WHAT YOU NEED TO DO — Could you retype the lines below, starting at the line holding "Reproduce this chart with Bokeh." and stopping at the line holding "p.add_layout(title)", inclusive? Copy them exactly and drop the images.

ENTRIES SHOWN —

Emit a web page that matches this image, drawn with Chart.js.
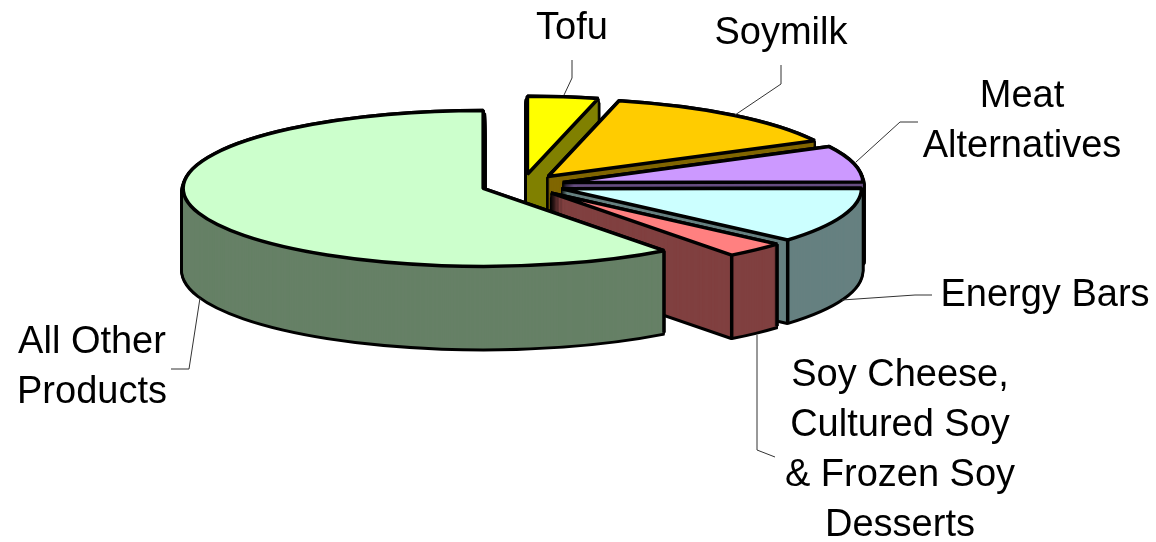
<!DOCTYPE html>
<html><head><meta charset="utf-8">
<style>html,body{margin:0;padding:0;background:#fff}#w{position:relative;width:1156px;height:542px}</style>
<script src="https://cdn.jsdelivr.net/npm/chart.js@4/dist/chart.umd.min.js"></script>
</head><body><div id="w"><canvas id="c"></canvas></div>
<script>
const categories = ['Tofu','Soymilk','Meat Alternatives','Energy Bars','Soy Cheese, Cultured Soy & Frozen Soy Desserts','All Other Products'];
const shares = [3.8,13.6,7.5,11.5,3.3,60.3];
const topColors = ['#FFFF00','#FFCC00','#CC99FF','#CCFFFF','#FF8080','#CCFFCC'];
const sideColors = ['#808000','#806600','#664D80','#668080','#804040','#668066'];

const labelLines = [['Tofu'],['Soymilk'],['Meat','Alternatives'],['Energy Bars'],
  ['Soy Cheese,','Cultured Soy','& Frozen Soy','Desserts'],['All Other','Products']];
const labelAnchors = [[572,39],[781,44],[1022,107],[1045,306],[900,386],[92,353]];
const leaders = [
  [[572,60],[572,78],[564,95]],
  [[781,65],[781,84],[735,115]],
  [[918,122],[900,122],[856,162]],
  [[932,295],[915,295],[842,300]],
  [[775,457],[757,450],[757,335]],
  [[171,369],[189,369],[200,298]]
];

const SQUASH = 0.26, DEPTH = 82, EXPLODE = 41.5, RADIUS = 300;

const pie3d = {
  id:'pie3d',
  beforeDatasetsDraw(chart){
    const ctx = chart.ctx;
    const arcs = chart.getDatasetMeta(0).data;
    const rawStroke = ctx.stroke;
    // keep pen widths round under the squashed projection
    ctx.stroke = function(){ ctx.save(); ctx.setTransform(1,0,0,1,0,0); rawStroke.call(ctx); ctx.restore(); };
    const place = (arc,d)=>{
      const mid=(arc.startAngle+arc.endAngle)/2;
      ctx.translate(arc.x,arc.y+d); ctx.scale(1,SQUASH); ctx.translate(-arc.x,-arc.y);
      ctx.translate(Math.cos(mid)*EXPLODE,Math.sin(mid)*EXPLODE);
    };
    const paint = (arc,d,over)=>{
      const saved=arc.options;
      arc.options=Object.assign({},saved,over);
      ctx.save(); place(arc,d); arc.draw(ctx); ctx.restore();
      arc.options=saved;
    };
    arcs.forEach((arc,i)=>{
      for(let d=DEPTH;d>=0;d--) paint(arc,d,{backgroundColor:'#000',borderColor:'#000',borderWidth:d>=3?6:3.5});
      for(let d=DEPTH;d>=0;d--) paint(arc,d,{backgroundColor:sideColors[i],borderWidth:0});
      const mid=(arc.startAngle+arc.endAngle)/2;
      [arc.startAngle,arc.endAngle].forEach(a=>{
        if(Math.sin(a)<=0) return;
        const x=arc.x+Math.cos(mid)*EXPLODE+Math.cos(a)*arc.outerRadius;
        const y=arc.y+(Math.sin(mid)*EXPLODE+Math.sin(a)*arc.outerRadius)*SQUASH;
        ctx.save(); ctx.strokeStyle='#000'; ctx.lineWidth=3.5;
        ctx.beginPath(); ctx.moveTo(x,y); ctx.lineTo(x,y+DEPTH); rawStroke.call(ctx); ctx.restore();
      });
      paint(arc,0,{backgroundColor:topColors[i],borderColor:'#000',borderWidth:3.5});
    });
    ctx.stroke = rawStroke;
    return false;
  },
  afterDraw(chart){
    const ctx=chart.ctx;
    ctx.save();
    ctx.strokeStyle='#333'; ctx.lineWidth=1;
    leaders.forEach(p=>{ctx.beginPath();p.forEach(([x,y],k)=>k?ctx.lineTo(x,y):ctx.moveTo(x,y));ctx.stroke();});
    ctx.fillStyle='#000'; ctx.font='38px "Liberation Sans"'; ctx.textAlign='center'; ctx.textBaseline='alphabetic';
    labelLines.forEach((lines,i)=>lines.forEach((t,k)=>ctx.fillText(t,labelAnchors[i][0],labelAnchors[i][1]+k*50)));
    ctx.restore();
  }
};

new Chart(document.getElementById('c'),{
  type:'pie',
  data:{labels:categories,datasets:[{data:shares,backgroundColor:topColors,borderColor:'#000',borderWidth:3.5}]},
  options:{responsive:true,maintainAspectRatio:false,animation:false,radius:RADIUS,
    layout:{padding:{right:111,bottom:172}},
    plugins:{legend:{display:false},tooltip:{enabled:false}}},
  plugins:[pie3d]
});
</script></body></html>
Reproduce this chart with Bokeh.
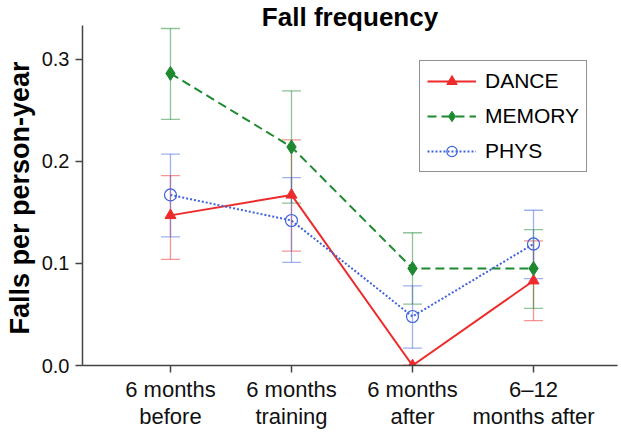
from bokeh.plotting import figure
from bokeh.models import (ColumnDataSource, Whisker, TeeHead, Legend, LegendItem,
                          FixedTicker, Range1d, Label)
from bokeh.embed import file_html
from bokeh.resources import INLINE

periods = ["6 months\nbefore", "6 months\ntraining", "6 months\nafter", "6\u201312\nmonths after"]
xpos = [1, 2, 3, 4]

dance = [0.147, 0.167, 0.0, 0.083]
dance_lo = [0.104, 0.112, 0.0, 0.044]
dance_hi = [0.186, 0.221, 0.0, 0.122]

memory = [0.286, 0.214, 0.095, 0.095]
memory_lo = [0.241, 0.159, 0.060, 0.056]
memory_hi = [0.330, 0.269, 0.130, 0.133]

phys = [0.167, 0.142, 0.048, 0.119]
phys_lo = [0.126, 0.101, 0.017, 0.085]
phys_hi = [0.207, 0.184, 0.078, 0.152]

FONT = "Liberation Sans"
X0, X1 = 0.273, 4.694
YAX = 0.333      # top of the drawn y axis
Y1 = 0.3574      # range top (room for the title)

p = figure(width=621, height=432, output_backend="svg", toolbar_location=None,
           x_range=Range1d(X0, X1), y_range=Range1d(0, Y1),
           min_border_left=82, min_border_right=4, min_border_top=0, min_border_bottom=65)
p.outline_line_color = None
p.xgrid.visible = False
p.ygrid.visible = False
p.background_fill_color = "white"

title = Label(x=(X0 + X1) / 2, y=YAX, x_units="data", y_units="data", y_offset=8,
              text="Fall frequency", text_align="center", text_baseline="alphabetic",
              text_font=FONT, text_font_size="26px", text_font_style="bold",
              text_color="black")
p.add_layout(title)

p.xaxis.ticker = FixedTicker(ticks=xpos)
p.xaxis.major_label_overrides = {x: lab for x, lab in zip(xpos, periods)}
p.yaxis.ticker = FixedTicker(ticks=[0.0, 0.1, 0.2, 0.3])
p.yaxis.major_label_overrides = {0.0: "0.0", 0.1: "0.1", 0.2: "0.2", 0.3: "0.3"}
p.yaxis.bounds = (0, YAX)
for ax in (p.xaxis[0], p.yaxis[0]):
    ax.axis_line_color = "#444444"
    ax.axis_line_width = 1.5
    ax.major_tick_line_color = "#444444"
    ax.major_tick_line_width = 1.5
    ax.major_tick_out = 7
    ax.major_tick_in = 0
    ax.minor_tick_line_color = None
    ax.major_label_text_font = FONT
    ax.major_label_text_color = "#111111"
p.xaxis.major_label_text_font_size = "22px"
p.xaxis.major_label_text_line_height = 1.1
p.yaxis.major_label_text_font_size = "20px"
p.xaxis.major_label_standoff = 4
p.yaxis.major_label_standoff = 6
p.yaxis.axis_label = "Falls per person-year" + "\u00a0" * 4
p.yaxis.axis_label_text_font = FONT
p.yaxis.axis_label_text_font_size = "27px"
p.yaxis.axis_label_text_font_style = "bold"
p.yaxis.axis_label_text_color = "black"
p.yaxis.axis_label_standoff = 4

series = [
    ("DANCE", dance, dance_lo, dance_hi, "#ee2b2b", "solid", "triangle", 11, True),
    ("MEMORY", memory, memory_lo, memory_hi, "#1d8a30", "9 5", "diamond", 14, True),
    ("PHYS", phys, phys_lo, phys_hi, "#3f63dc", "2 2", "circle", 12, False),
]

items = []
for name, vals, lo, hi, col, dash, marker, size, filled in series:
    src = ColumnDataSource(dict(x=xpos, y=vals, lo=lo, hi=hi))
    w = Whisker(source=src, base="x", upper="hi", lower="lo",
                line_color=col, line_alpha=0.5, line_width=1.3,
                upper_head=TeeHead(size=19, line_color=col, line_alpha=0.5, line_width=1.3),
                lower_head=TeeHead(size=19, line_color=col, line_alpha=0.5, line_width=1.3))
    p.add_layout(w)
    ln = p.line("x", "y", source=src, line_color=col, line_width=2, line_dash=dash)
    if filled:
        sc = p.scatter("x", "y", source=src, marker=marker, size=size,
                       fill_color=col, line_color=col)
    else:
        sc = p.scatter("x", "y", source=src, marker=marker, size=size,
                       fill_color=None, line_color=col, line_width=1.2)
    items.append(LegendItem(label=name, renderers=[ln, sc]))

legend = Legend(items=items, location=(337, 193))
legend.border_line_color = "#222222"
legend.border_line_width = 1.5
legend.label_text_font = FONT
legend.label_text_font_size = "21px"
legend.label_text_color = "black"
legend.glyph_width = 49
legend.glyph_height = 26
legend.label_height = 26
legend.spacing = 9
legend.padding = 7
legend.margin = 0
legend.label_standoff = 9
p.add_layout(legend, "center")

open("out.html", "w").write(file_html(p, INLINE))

THE REPLY —
Reproduce this chart with Bokeh.
from bokeh.plotting import figure
from bokeh.models import (ColumnDataSource, Whisker, TeeHead, Legend, LegendItem,
                          FixedTicker, Range1d, Label)
from bokeh.embed import file_html
from bokeh.resources import INLINE

periods = ["6 months\nbefore", "6 months\ntraining", "6 months\nafter", "6\u201312\nmonths after"]
xpos = [1, 2, 3, 4]

dance = [0.147, 0.167, 0.0, 0.083]
dance_lo = [0.104, 0.112, 0.0, 0.044]
dance_hi = [0.186, 0.221, 0.0, 0.122]

memory = [0.286, 0.214, 0.095, 0.095]
memory_lo = [0.241, 0.159, 0.060, 0.056]
memory_hi = [0.330, 0.269, 0.130, 0.133]

phys = [0.167, 0.142, 0.048, 0.119]
phys_lo = [0.126, 0.101, 0.017, 0.085]
phys_hi = [0.207, 0.184, 0.078, 0.152]

FONT = "Liberation Sans"
X0, X1 = 0.273, 4.694
YAX = 0.333      # top of the drawn y axis
Y1 = 0.3574      # range top (room for the title)

p = figure(width=621, height=432, output_backend="svg", toolbar_location=None,
           x_range=Range1d(X0, X1), y_range=Range1d(0, Y1),
           min_border_left=82, min_border_right=4, min_border_top=0, min_border_bottom=65)
p.outline_line_color = None
p.xgrid.visible = False
p.ygrid.visible = False
p.background_fill_color = "white"

title = Label(x=(X0 + X1) / 2, y=YAX, x_units="data", y_units="data", y_offset=8,
              text="Fall frequency", text_align="center", text_baseline="alphabetic",
              text_font=FONT, text_font_size="26px", text_font_style="bold",
              text_color="black")
p.add_layout(title)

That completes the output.